PAC: HMRC ‘failing’ UK taxpayers

PAC highly critical of HMRC's performance on 'customer' service and tax avoidance and evasion

THE PUBLIC ACCOUNTS COMMITTEE has highlighted “serious and ongoing” concerns around tax evasion and avoidance in its latest report of session.

It describes the number of prosecutions for offshore tax evasion as “woefully inadequate,” while it identifies HMRC’s failure to gather intelligence on losses through aggressive tax avoidance as an obstacle to improving the UK’s tax laws.

The report calls on HMRC to identify and report the value of all tax avoidance schemes in order to demonstrate the scale of the tax avoidance problem and allow parliament to draft better law.

In particular, the committee was disappointed with the use of so-called Lagarde List stolen from HSBC’s Swiss arm, data from which has now been “exhausted”. In total, HMRC raised around £142m from the cache leading to around 950 lines of enquiry and one conviction – that of property tycoon Michael Shanly, who was hit with an £800,000 bill for tax evasion.

The committee also raised fresh concerns over HMRC’s ‘customer’ service, saying it now considers it so bad it could be having “an adverse impact on the collection of tax revenues”.

The tax authority pledged in June to allocate £45m of its budget to improving its ‘customer’ service, as it released statistics which showed an inconsistent call handling performance in 2014/15.

The move will pay for around 3,000 additional staff to join customer service teams, in addition to 2,000 staff who are being moved over from other parts of HMRC to help with the tax credits deadlines, letters and forms.

HMRC receives more than 60 million calls a year, peaking around key deadlines such as 31 January for self-assessment, and 31 July for tax credits renewals.

Its performance has been a regular source of problems and criticism in recent years, particularly in the context of its contact centre closures.

Approximately 73% of calls were answered last year – short of the department’s 80% target – with inconsistent service standards across the year, with some months falling below 70%, bottoming out at 65.4% in September.

However, HMRC has made improvements to its performance, collecting £517.7bn from UK tax payers in 2014/15, some £11.9bn more than in 2013/14. As a result, the department improved its ratio of revenue collected per £1 of administrative expenditure from £138.14 in 2010/11 to £166.95 in 2014/15.

PAC chairwoman Meg Hillier (pictured) said: “HMRC must do more to ensure all due tax is paid.
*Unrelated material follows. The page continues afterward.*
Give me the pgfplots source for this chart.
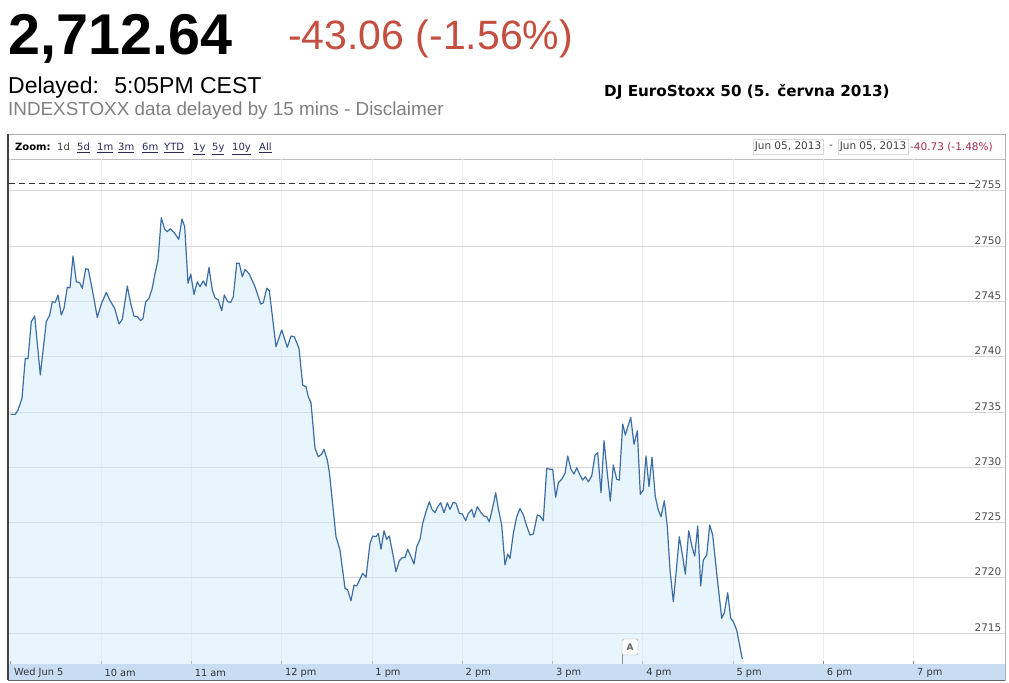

The public purse is missing out and taxpayers expect and deserve better. HMRC must also rapidly improve its customer service, previously described by the PAC as abysmal and now even worse – to the extent it could be considered a genuine threat to tax collection.

It beggars belief that, having made disappointing progress on tax evasion and avoidance, the taxman also seems incapable of running a satisfactory service for people trying to pay their fair share.”

PCS general secretary Mark Serwotka said: “It has been abundantly clear for years that the department has cut too many staff and that services are suffering.

“The department needs major investment backed by a real political commitment to tackle tax evasion and avoidance as an alternative to more damaging spending cuts.”

A spokesman for HMRC said the authority is “disappointed” with the committee’s assessment, adding it had already explained its efforts to improve its ‘customer’ service to the committee.

He added: “Tackling tax evasion is a top priority for HMRC and last year alone we successfully prosecuted a record 1,200 cases, resulting in 407 years of custodial sentences. We also routinely publish the number of tax avoidance schemes, which show a steady decline as a result of tough government action.”